Uno dei migliori film offerti finora in concorso dalla 68esima edizione della Berlinale: ‘Dovlatov’ di Alexey German Jr.
‘Dovlatov’ si racconta una settimana della vita di Sergei Donatovic Dovlatov nel novembre degli anni Settanta a Leningrado. Sconosciuto durante la sua vita, in quel periodo lavora come giornalista e cerca invano di pubblicare i suoi lavori.
Il periodo di disgelo (ottepel’) è già finito ed inizia l’epoca della stagnazione (zastoj), dove la politica di Brezhnev è diretta contro gli intellettuali, uno dei quali è Sergei Dovlatov ed i suoi amici: scrittori, poeti e pittori.
In quella grigia e fredda Leningrado seguiamo il pensieroso Dovlatov che va alle riprese di un film, di cui deve scrivere una recensione per mostrare la potenza di un altro simbolo sovietico: “la nuova Nave”. Non riuscendo a farla come vorrebbero i burocrati della cultura del regime, che vorrebbero fosse di pura propaganda, non viene riconosciuto il suo talento e senza il loro beneplacito, i suoi lavori non vengono pubblicati da nessuno parte, a causa di ciò non verrà mai ammesso come membro dell’Unione degli scrittori.
In quel periodo chi non è membro dell’Unione degli scrittori e non può pubblicare nulla, per cui non era nessuno. Per questa ragione, Dovlatov soffre molto e passa il suo tempo alle riunioni di gli artisti come lui.
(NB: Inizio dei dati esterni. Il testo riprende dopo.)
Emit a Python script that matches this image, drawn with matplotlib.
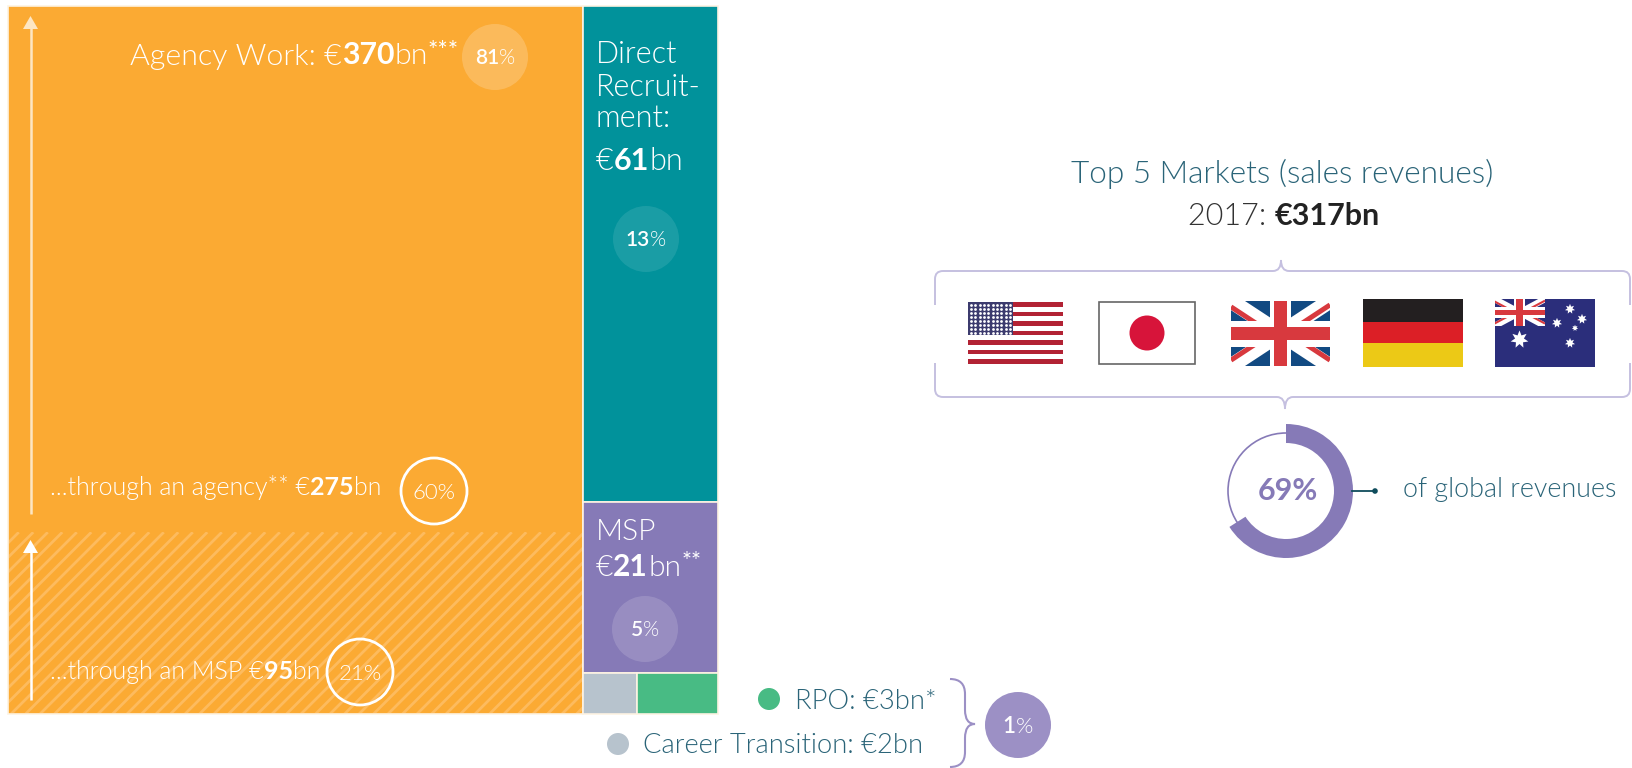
import matplotlib
matplotlib.use('Agg')
import matplotlib.pyplot as plt
from matplotlib.patches import Rectangle, Circle, Wedge, PathPatch, Polygon
from matplotlib.path import Path
from matplotlib.collections import LineCollection
import numpy as np

plt.rcParams['font.family'] = ['Lato', 'DejaVu Sans']

# data (EUR bn)
agency = 370
through_agency = 275
through_msp = 95
direct = 61
msp = 21
rpo = 3
career = 2
top5_total = 317
share_top5 = 69
# the ring in the picture stops short of its label
ring_sweep_pct = 66

stripes_us = 13

ORANGE = '#FBAA33'
TEAL = '#01929B'
PURPLE = '#867AB7'
GREY = '#B7C3CD'
GREEN = '#48BB84'
TXT = '#2A6478'
BRACE = '#C5C0E0'
EDGE = '#FDF3E3'
LIGHT = 300  # 'light' picks Lato Hairline

fig = plt.figure(figsize=(16.32, 7.68), dpi=100)
ax = fig.add_axes([0, 0, 1, 1])
ax.set_xlim(0, 1632)
ax.set_ylim(768, 0)
ax.axis('off')
renderer = fig.canvas.get_renderer()


def width(s, size, w):
    # measured with a bar on the end so trailing spaces count
    a = ax.text(0, 0, s + '|', fontsize=size, fontweight=w)
    b = ax.text(0, 0, '|', fontsize=size, fontweight=w)
    res = a.get_window_extent(renderer).width - b.get_window_extent(renderer).width
    a.remove()
    b.remove()
    return res


def runs(x, y, parts, size, color='white'):
    # parts: (text, weight) or (text, weight, size factor, raise)
    for p in parts:
        s, w = p[0], p[1]
        f = p[2] if len(p) > 2 else 1
        up = p[3] if len(p) > 3 else 0
        ax.text(x, y - up, s, fontsize=size * f, fontweight=w, color=color,
                va='baseline', ha='left', zorder=6)
        x += width(s, size * f, w)
    return x


def badge(x, y, num, fc=None, alpha=1.0, outline=False, size=15, r=33):
    if outline:
        ax.add_patch(Circle((x, y), r, fc='none', ec='white', lw=2))
        parts = [('%d%%' % num, LIGHT)]
    else:
        ax.add_patch(Circle((x, y), r, fc=fc, ec='none', alpha=alpha))
        parts = [(str(num), 600), ('%', LIGHT)]
    w = sum(width(p[0], size, p[1]) for p in parts)
    runs(x - w / 2, y + size * 0.5, parts, size)


# treemap, areas from the values
x0, y0, x1, y1 = 8.0, 6.0, 718.0, 714.0
total = agency + direct + msp + rpo + career
right = direct + msp + rpo + career
xs = x0 + (x1 - x0) * agency / total
ys_direct = y0 + (y1 - y0) * direct / right
ys_msp = ys_direct + (y1 - y0) * msp / right
xs_small = xs + (x1 - xs) * career / (rpo + career)
ys_hatch = y1 - (y1 - y0) * through_msp / agency


def box(xa, ya, xb, yb, c):
    ax.add_patch(Rectangle((xa, ya), xb - xa, yb - ya, fc=c, ec=EDGE, lw=1.2, zorder=0.5))


box(x0, y0, xs, y1, ORANGE)
box(xs, y0, x1, ys_direct, TEAL)
box(xs, ys_direct, x1, ys_msp, PURPLE)
box(xs, ys_msp, xs_small, y1, GREY)
box(xs_small, ys_msp, x1, y1, GREEN)

# hatched MSP part of agency work
clip = Rectangle((x0 + 1, ys_hatch), xs - x0 - 2, y1 - ys_hatch - 1, transform=ax.transData)
segs = [[(c, y1), (c + (y1 - ys_hatch), ys_hatch)] for c in np.arange(x0 - 200, xs, 14.5)]
lc = LineCollection(segs, colors='#FDBB5E', linewidths=2.0, zorder=0.6)
ax.add_collection(lc)
lc.set_clip_path(clip)

# arrows
for ya, yb, col in [(514, 16, '#FDE6C3'), (700, 540, 'white')]:
    ax.plot([30.5, 30.5], [ya, yb + 12], color=col, lw=1.8, solid_capstyle='butt')
    ax.add_patch(Polygon([(30.5, yb), (23, yb + 13), (38, yb + 13)], fc=col, ec='none'))

# labels in the treemap
runs(130, 64.5, [('Agency Work: €', LIGHT), (str(agency), 'bold'), ('bn', LIGHT), ('***', 400, .8, 8)], 21.8)
badge(495, 57, 81, 'white', .2)
runs(50, 495, [('...through an agency** €', LIGHT), (str(through_agency), 'bold'), ('bn', LIGHT)], 18)
badge(434, 491, 60, outline=True, size=16)
runs(50, 679, [('...through an MSP €', LIGHT), (str(through_msp), 'bold'), ('bn', LIGHT)], 18)
badge(360, 672, 21, outline=True, size=16)

runs(596, 63, [('Direct', LIGHT)], 22)
runs(596, 96, [('Recruit-', LIGHT)], 22)
runs(596, 127, [('ment:', LIGHT)], 22)
runs(596, 170, [('€', LIGHT), (str(direct), 'bold'), ('bn', LIGHT)], 22)
badge(646, 239, 13, 'white', .1)

runs(596, 540, [('MSP', LIGHT)], 21.5)
runs(596, 576, [('€', LIGHT), (str(msp), 'bold'), ('bn', LIGHT), ('**', 400, .8, 8)], 21.5)
badge(645, 629, 5, 'white', .15)

# small segments
ax.add_patch(Circle((769, 699), 11, fc=GREEN, ec='none'))
runs(795, 709, [('RPO: €%dbn*' % rpo, LIGHT)], 19.7, TXT)
ax.add_patch(Circle((618, 744), 11, fc=GREY, ec='none'))
runs(643, 753, [('Career Transition: €%dbn' % career, LIGHT)], 19.7, TXT)

M, L, C = Path.MOVETO, Path.LINETO, Path.CURVE3
verts = [(950, 679), (965, 679), (965, 694), (965, 710), (965, 724), (975, 724),
         (965, 724), (965, 738), (965, 752), (965, 767), (950, 767)]
codes = [M, C, C, L, C, C, C, C, L, C, C]
ax.add_patch(PathPatch(Path(verts, codes), fc='none', ec='#9C90C5', lw=1.5))
badge(1018, 725, 1, '#9C90C5', size=16)

# top 5 markets
ax.text(1282, 183, 'Top 5 Markets (sales revenues)', fontsize=22.7, fontweight=LIGHT, color=TXT,
        ha='center', va='baseline')
xe = runs(1188, 225, [('2017: ', LIGHT)], 22, '#333333')
runs(xe, 225, [('€%dbn' % top5_total, 'bold')], 22, '#222222')


def brace(points):
    vs = [p[:2] for p in points]
    cs = [p[2] for p in points]
    ax.add_patch(PathPatch(Path(vs, cs), fc='none', ec=BRACE, lw=1.4))


L_, R_, T_, B_ = 935, 1630, 271, 397
brace([(L_, 305, M), (L_, T_ + 8, L), (L_, T_, C), (L_ + 8, T_, C), (1273, T_, L), (1281, T_, C), (1281, 260, C),
       (1281, T_, C), (1289, T_, C), (R_ - 8, T_, L), (R_, T_, C), (R_, T_ + 8, C), (R_, 305, L)])
brace([(L_, 363, M), (L_, B_ - 8, L), (L_, B_, C), (L_ + 8, B_, C), (1277, B_, L), (1285, B_, C), (1285, 409, C),
       (1285, B_, C), (1293, B_, C), (R_ - 8, B_, L), (R_, B_, C), (R_, B_ - 8, C), (R_, 363, L)])


# flags
def r(xa, ya, xb, yb, c, z=3):
    ax.add_patch(Rectangle((xa, ya), xb - xa, yb - ya, fc=c, ec='none', zorder=z))


def union(xa, ya, xb, yb, z=3):
    w, h = xb - xa, yb - ya
    cx, cy = (xa + xb) / 2, (ya + yb) / 2
    clip_r = Rectangle((xa, ya), w, h, transform=ax.transData)
    for a, b in [((xa, ya), (xb, yb)), ((xa, yb), (xb, ya))]:
        ln, = ax.plot([a[0], b[0]], [a[1], b[1]], color='white', lw=h * .17, zorder=z, solid_capstyle='butt')
        ln.set_clip_path(clip_r)
    # red arms sit off the white diagonal, pinwheel style
    for cnr, off in [((xa, ya), .09), ((xb, ya), .06), ((xa, yb), -.09), ((xb, yb), -.09)]:
        ln, = ax.plot([cnr[0], cx], [cnr[1] + off * h, cy + off * h], color='#D8393E', lw=h * .055, zorder=z,
                      solid_capstyle='butt')
        ln.set_clip_path(clip_r)
    r(cx - w * .11, ya, cx + w * .11, yb, 'white', z)
    r(xa, cy - h * .2, xb, cy + h * .2, 'white', z)
    r(cx - w * .065, ya, cx + w * .065, yb, '#D8393E', z)
    r(xa, cy - h * .1, xb, cy + h * .1, '#D8393E', z)


# us
fx0, fy0, fx1, fy1 = 968, 302, 1063, 364
sh = (fy1 - fy0) / stripes_us
for i in range(stripes_us):
    r(fx0, fy0 + i * sh, fx1, fy0 + (i + 1) * sh, '#B22234' if i % 2 == 0 else 'white')
r(fx0, fy0, fx0 + 45, fy0 + 7 * sh, '#3C3B6E', 4)
sx, sy = np.meshgrid(np.linspace(fx0 + 3, fx0 + 42, 10), np.linspace(fy0 + 2.5, fy0 + 7 * sh - 2.5, 8))
ax.scatter(sx, sy, s=4, c='white', linewidths=0, zorder=5)

# japan
ax.add_patch(Rectangle((1099, 302), 96, 62, fc='white', ec='#666666', lw=1.2, zorder=3))
ax.add_patch(Circle((1147, 333), 17.5, fc='#D7143A', ec='none', zorder=4))

# uk
r(1231, 301, 1330, 366, '#124A82')
union(1231, 301, 1330, 366)

# germany
r(1363, 299, 1463, 322, '#231F20')
r(1363, 322, 1463, 343, '#DC1F26')
r(1363, 343, 1463, 367, '#ECC916')

# australia
r(1494.5, 299, 1595, 367, '#2B2E7B')
union(1494.5, 299, 1545, 326, 4)
ax.scatter([1519], [339], s=170, c='white', marker=(7, 1), linewidths=0, zorder=5)
ax.scatter([1570, 1557, 1582, 1575, 1570], [309, 323, 319, 328, 343], s=[55, 55, 55, 22, 55],
           c='white', marker=(7, 1), linewidths=0, zorder=5)

# donut
cx, cy = 1286, 491
ax.add_patch(Circle((cx, cy), 58, fc='none', ec=PURPLE, lw=1.2))
# y axis is inverted here, so angles run clockwise from the right
ax.add_patch(Wedge((cx, cy), 67, -90, -90 + 3.6 * ring_sweep_pct, width=19, fc=PURPLE, ec='none'))
ax.text(1288, 500, '%d%%' % share_top5, fontsize=22, fontweight='bold', color=PURPLE, ha='center', va='baseline')
ax.plot([1352, 1375], [491, 491], color='#0F4C5C', lw=1.3)
ax.add_patch(Circle((1375, 491), 2.8, fc='#0F4C5C', ec='none'))
ax.text(1403, 497, 'of global revenues', fontsize=19.4, fontweight=LIGHT, color=TXT, va='baseline')

fig.savefig('out.png', dpi=100)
Questi incontri sono l'unico rifugio per loro e la loro arte. Ma lì si inizia a capire le motivazioni delle persone creative e il perchè lottino per la verità e vorrebbero pubblicare i loro lavori senza condizionamenti o censure. In una di questi riunioni incontra un'altra figura molto famosa in futuro, un caro amico di Dovlatov –Iosif Brodsky (nella versione originale del film si può sentire come chi interpreta Brodsky, legga le sue poesie nello stesso tono e cadenza del poeta da vivo).
Il film descrive perfettamente e in modo reale l'atmosfera del momento storico descritto e la vita non solo degli artisti, ma di tutti cittadini sovietici dell’epoca: le loro paure e i loro sogni. Nonostante la sofferenza, la burocrazia e la dura vita, non c’è nessuno che incolpa di questo le autorità sovietiche. Invece, il film è pieno di un’amara ironia a cui, ad un certo punto, subentra la tristezza, perchè si capisce che la vera letteratura russa ha perso la sua grandezza. Autori di talento non vogliono né scendere a compromessi né lasciare la patria. Sono lasciati nel dubbio e nell’incertezza del domani.